THE PROBLEM →
Word for word, transcribe the lines below and drop the pictures.

** BEGIN PROVIDED MATERIAL **

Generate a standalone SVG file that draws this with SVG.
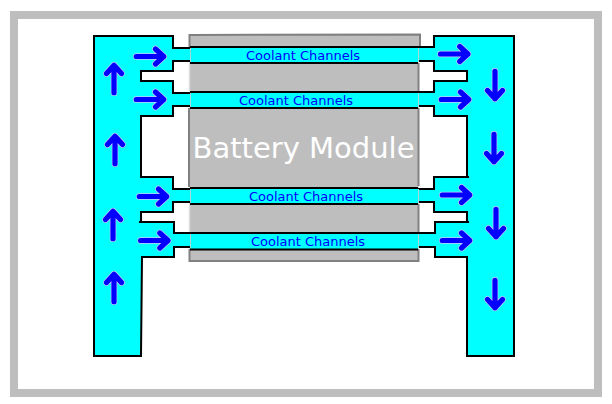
<svg xmlns="http://www.w3.org/2000/svg" width="612" height="404" viewBox="0 0 612 404">
<style>
.fillonly{fill:#00ffff}
.outline{fill:none;stroke:#000;stroke-width:2}
.channel{fill:#00ffff}
.edge{stroke:#000;stroke-width:2;fill:none}
.seam{stroke:#a8d8d8;stroke-width:1;fill:none}
.rim{stroke:#808080;stroke-width:2;fill:none}
.label{font-family:"DejaVu Sans",sans-serif;font-size:13px;fill:#0000ff;text-anchor:middle}
.halo{fill:none;stroke:#c8c8ff;stroke-width:6.500;stroke-linecap:round;stroke-linejoin:round}
.arrow{fill:none;stroke:#0000ff;stroke-width:5.200;stroke-linecap:round;stroke-linejoin:round}
</style>
<defs>
<g id="ar"><path class="halo" d="M-13.700 0H13.700M5.500-7.500 13.700 0 5.500 7.500"/><path class="arrow" d="M-13.700 0H13.700M5.500-7.500 13.700 0 5.500 7.500"/></g>
</defs>
<rect x="0" y="0" width="612" height="404" fill="#fff"/>
<rect id="frame" x="14" y="15" width="584" height="378" fill="#fff" stroke="#bebebe" stroke-width="8"/>
<g id="battery-module">
<path d="M189.500 35H420V46L418.500 47V261H189.500Z" fill="#bebebe"/>
<path class="rim" d="M189.500 47V35L420 34.500V46M189 108V187M418.500 63V92M418.500 108V186M418.500 204V233M189.500 249V261H418.500V249"/>
<path d="M189.500 64V91M189.500 205V232" stroke="#dcdcdc" stroke-width="1.500" fill="none"/>
<text x="303.500" y="158" font-family="'DejaVu Sans',sans-serif" font-size="29px" fill="#fff" text-anchor="middle">Battery Module</text>
</g>
<g id="left-manifold">
<path class="fillonly" d="M94 36H173V48H190V61H173V71H141V81H173V93H190V106H173V116H141V177H173V189H190V202H173V212H141V222H174V233H190V247H174V257H142L141 356H94Z"/>
<path class="outline" d="M190 48H173V36H94V356H141L142 257H174V247H190M190 233H174V222H139M141 222V212H173V202H190M190 189H173V177H141V116H173V106H190M190 93H173V81H141V71H173V61H190"/>
</g>
<g id="right-manifold">
<path class="fillonly" d="M514 36H434V47H418V61H434V71H467V81H434V92H418V106H434V116H467V177H434V189H418V202H434V212H467V222H435V233H418V247H435V257H467V356H514Z"/>
<path class="outline" d="M418 47H434V36H514V356H467V257H435V247H418M418 233H435V222H469M467 222V212H434V202H418M418 189H434V177H469M467 177V116H434V106H418M418 92H434V81H468M467 81V71H434V61H418"/>
</g>
<g id="channel-1"><rect class="channel" x="190" y="47" width="228" height="16"/><path class="edge" d="M190 47H418M190 63H418"/><path class="seam" d="M190.500 48V62M418.500 48V62"/><text class="label" x="303" y="60">Coolant Channels</text></g>
<g id="channel-2"><rect class="channel" x="190" y="92" width="228" height="16"/><path class="edge" d="M190 92H418M190 108H418"/><path class="seam" d="M190.500 93V107M418.500 93V107"/><text class="label" x="296" y="105">Coolant Channels</text></g>
<g id="channel-3"><rect class="channel" x="190" y="188" width="228" height="16"/><path class="edge" d="M190 188H418M190 204H418"/><path class="seam" d="M190.500 189V203M418.500 189V203"/><text class="label" x="306" y="201">Coolant Channels</text></g>
<g id="channel-4"><rect class="channel" x="190" y="233" width="228" height="16"/><path class="edge" d="M190 233H418M190 249.500H418"/><path class="seam" d="M190.500 234V248M418.500 234V248"/><text class="label" x="308" y="246">Coolant Channels</text></g>
<g id="connectors">
<use href="#ar" transform="translate(150 56.500)"/>
<use href="#ar" transform="translate(150 99.500)"/>
<use href="#ar" transform="translate(153 196.500)"/>
<use href="#ar" transform="translate(154.300 240.500)"/>
<use href="#ar" transform="translate(454.200 54)"/>
<use href="#ar" transform="translate(455 99.500)"/>
<use href="#ar" transform="translate(456 195)"/>
<use href="#ar" transform="translate(456 240.500)"/>
<use href="#ar" transform="translate(114 79) rotate(-90)"/>
<use href="#ar" transform="translate(115 150) rotate(-90)"/>
<use href="#ar" transform="translate(113 225) rotate(-90)"/>
<use href="#ar" transform="translate(114 288) rotate(-90)"/>
<use href="#ar" transform="translate(495 85) rotate(90)"/>
<use href="#ar" transform="translate(494 148) rotate(90)"/>
<use href="#ar" transform="translate(496 223) rotate(90)"/>
<use href="#ar" transform="translate(495 294) rotate(90)"/>
</g>
</svg>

** END PROVIDED MATERIAL **

WRITTEN ANSWER →
Generate a standalone SVG file that draws this with SVG.
<svg xmlns="http://www.w3.org/2000/svg" width="612" height="404" viewBox="0 0 612 404">
<style>
.fillonly{fill:#00ffff}
.outline{fill:none;stroke:#000;stroke-width:2}
.channel{fill:#00ffff}
.edge{stroke:#000;stroke-width:2;fill:none}
.seam{stroke:#a8d8d8;stroke-width:1;fill:none}
.rim{stroke:#808080;stroke-width:2;fill:none}
.label{font-family:"DejaVu Sans",sans-serif;font-size:13px;fill:#0000ff;text-anchor:middle}
.halo{fill:none;stroke:#c8c8ff;stroke-width:6.500;stroke-linecap:round;stroke-linejoin:round}
.arrow{fill:none;stroke:#0000ff;stroke-width:5.200;stroke-linecap:round;stroke-linejoin:round}
</style>
<defs>
<g id="ar"><path class="halo" d="M-13.700 0H13.700M5.500-7.500 13.700 0 5.500 7.500"/><path class="arrow" d="M-13.700 0H13.700M5.500-7.500 13.700 0 5.500 7.500"/></g>
</defs>
<rect x="0" y="0" width="612" height="404" fill="#fff"/>
<rect id="frame" x="14" y="15" width="584" height="378" fill="#fff" stroke="#bebebe" stroke-width="8"/>
<g id="battery-module">
<path d="M189.500 35H420V46L418.500 47V261H189.500Z" fill="#bebebe"/>
<path class="rim" d="M189.500 47V35L420 34.500V46M189 108V187M418.500 63V92M418.500 108V186M418.500 204V233M189.500 249V261H418.500V249"/>
<path d="M189.500 64V91M189.500 205V232" stroke="#dcdcdc" stroke-width="1.500" fill="none"/>
<text x="303.500" y="158" font-family="'DejaVu Sans',sans-serif" font-size="29px" fill="#fff" text-anchor="middle">Battery Module</text>
</g>
<g id="left-manifold">
<path class="fillonly" d="M94 36H173V48H190V61H173V71H141V81H173V93H190V106H173V116H141V177H173V189H190V202H173V212H141V222H174V233H190V247H174V257H142L141 356H94Z"/>
<path class="outline" d="M190 48H173V36H94V356H141L142 257H174V247H190M190 233H174V222H139M141 222V212H173V202H190M190 189H173V177H141V116H173V106H190M190 93H173V81H141V71H173V61H190"/>
</g>
<g id="right-manifold">
<path class="fillonly" d="M514 36H434V47H418V61H434V71H467V81H434V92H418V106H434V116H467V177H434V189H418V202H434V212H467V222H435V233H418V247H435V257H467V356H514Z"/>
<path class="outline" d="M418 47H434V36H514V356H467V257H435V247H418M418 233H435V222H469M467 222V212H434V202H418M418 189H434V177H469M467 177V116H434V106H418M418 92H434V81H468M467 81V71H434V61H418"/>
</g>
<g id="channel-1"><rect class="channel" x="190" y="47" width="228" height="16"/><path class="edge" d="M190 47H418M190 63H418"/><path class="seam" d="M190.500 48V62M418.500 48V62"/><text class="label" x="303" y="60">Coolant Channels</text></g>
<g id="channel-2"><rect class="channel" x="190" y="92" width="228" height="16"/><path class="edge" d="M190 92H418M190 108H418"/><path class="seam" d="M190.500 93V107M418.500 93V107"/><text class="label" x="296" y="105">Coolant Channels</text></g>
<g id="channel-3"><rect class="channel" x="190" y="188" width="228" height="16"/><path class="edge" d="M190 188H418M190 204H418"/><path class="seam" d="M190.500 189V203M418.500 189V203"/><text class="label" x="306" y="201">Coolant Channels</text></g>
<g id="channel-4"><rect class="channel" x="190" y="233" width="228" height="16"/><path class="edge" d="M190 233H418M190 249.500H418"/><path class="seam" d="M190.500 234V248M418.500 234V248"/><text class="label" x="308" y="246">Coolant Channels</text></g>
<g id="connectors">
<use href="#ar" transform="translate(150 56.500)"/>
<use href="#ar" transform="translate(150 99.500)"/>
<use href="#ar" transform="translate(153 196.500)"/>
<use href="#ar" transform="translate(154.300 240.500)"/>
<use href="#ar" transform="translate(454.200 54)"/>
<use href="#ar" transform="translate(455 99.500)"/>
<use href="#ar" transform="translate(456 195)"/>
<use href="#ar" transform="translate(456 240.500)"/>
<use href="#ar" transform="translate(114 79) rotate(-90)"/>
<use href="#ar" transform="translate(115 150) rotate(-90)"/>
<use href="#ar" transform="translate(113 225) rotate(-90)"/>
<use href="#ar" transform="translate(114 288) rotate(-90)"/>
<use href="#ar" transform="translate(495 85) rotate(90)"/>
<use href="#ar" transform="translate(494 148) rotate(90)"/>
<use href="#ar" transform="translate(496 223) rotate(90)"/>
<use href="#ar" transform="translate(495 294) rotate(90)"/>
</g>
</svg>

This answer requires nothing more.